Hannah deixa claro que vai muito além disso.
Em muitos momentos, sua serenidade assusta. Seria um carrasco ou apenas um funcionário obediente e cumpridor dos seus deveres, que não fizera nada além de cumprir ordens de um superior?
Ela mostra os dois lados.
O homem e o funcionário. Cada qual independente um do outro.
Eichmann nunca negou os crimes que cometeu. Nem pareceu arrepender-se deles. Mas foi incisivo quando lhe era aplicada culpa sobre o que não havia feito. Novamente, ele se via diante de uma cena da qual ocupava um lugar importante, bom ou mal, diante de todos. Dessa vez, porém, muito mais do que entre os grandes generais nazistas. O mundo o encararia mesmo depois de sua morte. Para ele, seu último grande ato. Para os judeus, uma forma de calar um ódio e desejo de vingança que se espalhou pelo coração de muitos.

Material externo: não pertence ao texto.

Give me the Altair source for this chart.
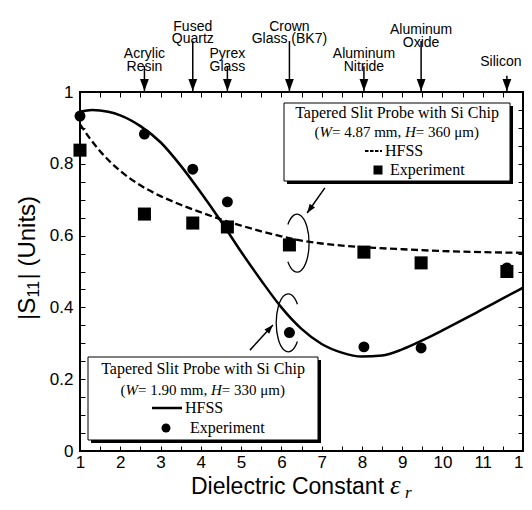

A vida comum que levara na Argentina pouco deixava transparecer o homem apaixonado por poder. Apesar de nunca ter realmente se escondido, não havia nada naquela vida da qual lembrasse o velho homem. Talvez essa tenha sido sua única frustração.
Eis que Hannah nos convida a pensar e a questionar a veracidade daquele julgamento. Percebemos que existe mais por trás das cortinas do que querem que saibamos.

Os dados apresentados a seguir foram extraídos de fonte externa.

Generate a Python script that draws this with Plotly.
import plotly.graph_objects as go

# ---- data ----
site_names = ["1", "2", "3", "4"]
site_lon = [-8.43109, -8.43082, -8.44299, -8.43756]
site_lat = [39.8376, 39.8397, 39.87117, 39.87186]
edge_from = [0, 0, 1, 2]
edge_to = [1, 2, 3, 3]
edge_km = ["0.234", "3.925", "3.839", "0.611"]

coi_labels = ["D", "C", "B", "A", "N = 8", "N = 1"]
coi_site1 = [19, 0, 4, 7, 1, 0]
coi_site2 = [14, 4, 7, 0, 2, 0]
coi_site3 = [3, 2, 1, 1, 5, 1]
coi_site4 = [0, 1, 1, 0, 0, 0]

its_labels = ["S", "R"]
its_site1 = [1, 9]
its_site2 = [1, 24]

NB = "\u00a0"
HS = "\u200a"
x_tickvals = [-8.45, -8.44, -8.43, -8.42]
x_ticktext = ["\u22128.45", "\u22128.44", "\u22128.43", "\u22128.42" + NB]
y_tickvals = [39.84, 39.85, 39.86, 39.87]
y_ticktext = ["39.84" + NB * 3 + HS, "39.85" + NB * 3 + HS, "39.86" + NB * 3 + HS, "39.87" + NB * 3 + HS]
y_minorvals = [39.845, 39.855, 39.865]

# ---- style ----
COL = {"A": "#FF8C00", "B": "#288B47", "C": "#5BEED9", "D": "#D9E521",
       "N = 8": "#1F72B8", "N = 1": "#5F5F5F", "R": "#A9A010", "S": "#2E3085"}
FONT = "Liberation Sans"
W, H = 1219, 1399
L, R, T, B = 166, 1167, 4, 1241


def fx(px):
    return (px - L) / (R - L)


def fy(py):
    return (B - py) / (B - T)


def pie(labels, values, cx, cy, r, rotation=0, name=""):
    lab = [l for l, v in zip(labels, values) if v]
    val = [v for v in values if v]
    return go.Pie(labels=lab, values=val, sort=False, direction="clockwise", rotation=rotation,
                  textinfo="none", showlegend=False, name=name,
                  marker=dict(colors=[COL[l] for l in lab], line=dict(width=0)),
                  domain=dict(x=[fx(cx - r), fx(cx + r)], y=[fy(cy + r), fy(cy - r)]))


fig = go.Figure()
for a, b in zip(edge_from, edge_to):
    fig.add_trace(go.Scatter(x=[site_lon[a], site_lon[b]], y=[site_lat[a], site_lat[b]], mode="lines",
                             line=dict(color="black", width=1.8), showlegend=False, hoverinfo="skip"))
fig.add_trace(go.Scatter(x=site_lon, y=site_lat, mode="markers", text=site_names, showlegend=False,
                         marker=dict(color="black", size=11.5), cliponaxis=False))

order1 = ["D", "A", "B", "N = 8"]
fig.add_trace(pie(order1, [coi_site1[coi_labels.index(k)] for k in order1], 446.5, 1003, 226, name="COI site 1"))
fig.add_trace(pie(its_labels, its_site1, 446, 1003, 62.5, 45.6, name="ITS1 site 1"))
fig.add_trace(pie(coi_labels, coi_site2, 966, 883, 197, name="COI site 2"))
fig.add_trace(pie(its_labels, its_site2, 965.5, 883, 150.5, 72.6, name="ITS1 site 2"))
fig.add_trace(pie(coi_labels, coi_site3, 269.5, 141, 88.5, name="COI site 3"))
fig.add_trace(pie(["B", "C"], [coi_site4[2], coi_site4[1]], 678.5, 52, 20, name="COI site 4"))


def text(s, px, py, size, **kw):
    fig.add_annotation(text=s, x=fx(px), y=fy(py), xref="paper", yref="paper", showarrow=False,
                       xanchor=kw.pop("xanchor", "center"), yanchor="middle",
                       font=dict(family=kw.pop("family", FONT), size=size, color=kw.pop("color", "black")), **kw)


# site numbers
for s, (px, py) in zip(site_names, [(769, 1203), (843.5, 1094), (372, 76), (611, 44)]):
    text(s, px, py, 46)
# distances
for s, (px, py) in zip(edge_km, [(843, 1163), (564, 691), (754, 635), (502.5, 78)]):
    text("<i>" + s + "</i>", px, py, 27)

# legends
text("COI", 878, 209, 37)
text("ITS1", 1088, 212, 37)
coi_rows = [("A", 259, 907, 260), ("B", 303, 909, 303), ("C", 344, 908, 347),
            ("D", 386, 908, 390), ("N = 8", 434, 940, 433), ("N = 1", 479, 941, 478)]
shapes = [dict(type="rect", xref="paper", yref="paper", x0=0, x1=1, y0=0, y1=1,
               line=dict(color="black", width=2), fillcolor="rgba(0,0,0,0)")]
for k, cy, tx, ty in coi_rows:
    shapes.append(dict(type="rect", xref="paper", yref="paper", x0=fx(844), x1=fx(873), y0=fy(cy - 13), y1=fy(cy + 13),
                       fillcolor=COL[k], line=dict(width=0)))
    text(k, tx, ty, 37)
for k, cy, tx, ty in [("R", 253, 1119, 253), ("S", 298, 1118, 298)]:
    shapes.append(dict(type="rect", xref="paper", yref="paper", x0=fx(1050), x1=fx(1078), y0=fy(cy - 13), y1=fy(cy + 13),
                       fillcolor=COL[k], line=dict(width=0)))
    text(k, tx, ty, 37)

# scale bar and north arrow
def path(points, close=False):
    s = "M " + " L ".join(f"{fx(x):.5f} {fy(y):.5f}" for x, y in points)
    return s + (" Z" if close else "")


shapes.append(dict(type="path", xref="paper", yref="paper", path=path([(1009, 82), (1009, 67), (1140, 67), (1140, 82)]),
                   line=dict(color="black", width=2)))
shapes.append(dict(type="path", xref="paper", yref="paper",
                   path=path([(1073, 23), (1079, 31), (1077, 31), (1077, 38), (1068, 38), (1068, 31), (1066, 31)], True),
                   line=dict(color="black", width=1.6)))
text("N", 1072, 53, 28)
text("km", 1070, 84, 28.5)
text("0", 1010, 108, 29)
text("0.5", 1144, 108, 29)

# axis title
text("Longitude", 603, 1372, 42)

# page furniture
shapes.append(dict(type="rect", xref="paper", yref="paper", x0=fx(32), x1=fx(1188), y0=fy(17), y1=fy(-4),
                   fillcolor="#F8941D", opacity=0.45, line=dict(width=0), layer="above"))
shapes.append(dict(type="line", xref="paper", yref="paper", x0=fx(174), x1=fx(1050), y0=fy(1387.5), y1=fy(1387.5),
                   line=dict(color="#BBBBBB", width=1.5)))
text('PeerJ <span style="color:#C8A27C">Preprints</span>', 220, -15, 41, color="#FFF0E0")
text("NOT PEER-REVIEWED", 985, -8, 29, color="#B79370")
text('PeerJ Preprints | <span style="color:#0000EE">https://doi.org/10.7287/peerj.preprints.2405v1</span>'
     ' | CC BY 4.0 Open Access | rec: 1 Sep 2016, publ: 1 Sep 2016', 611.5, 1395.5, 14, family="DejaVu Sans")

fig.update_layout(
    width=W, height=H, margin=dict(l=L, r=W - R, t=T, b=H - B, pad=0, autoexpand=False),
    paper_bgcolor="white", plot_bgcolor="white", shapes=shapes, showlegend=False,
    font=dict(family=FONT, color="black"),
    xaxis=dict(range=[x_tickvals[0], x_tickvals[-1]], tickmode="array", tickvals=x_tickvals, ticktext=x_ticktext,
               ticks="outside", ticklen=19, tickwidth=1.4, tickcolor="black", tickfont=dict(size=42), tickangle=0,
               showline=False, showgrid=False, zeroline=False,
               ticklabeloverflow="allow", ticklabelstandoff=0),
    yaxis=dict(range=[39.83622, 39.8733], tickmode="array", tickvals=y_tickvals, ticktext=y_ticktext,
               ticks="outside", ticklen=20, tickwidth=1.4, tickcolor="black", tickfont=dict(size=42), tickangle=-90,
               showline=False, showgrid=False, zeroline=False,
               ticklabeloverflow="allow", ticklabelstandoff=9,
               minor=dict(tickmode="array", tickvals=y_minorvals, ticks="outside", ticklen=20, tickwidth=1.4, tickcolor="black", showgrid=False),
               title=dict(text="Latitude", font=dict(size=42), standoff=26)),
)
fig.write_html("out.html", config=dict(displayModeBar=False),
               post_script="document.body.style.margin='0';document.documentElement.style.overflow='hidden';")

De todas as coisas relatadas e apresentadas no livro, talvez a que mais me assuste seja a proximidade da personalidade de Eichmann com a da grande maioria de nós, que nos julgamos cidadãos de bem. O discurso não se separa muito do que ouço pelos corredores da faculdade e até mesmo dentro da minha própria casa. Se existe um monstro, talvez todos nós sejamos monstros. Eu acredito na culpa, mas em momento algum acho que sobre ele caem todas as responsabilidades. Sabemos que houve amparo na lei e, de certa forma, do mundo, que se manteve em completo silêncio enquanto tudo acontecia. Todos temos culpa. Todos somos menos humanos do que nos pintamos em frente ao mundo.
Eis que termino com um último trecho do livro:
“Suponhamos, hipoteticamente, que foi simplesmente a má sorte que fez de você um instrumento da organização do assassinato em massa; mesmo assim resta o fato de você ter executado, e portanto apoiado ativamente, uma política de assassinato em massa. Pois política não é um jardim de infância; em política, obediência e apoio são a mesma coisa. E, assim como você apoiou e executou uma política de não partilhar a Terra com o povo judeu e com o povo de diversas outras nações – como se você e seus superiores tivessem o direito de determinar quem devia e quem não devia habitar o mundo -, consideramos que ninguém, isto é, nenhum membro da raça humana, haverá de querer partilhar a Terra com você. Esta é a razão, e a única razão, pela qual você deve morrer na forca.”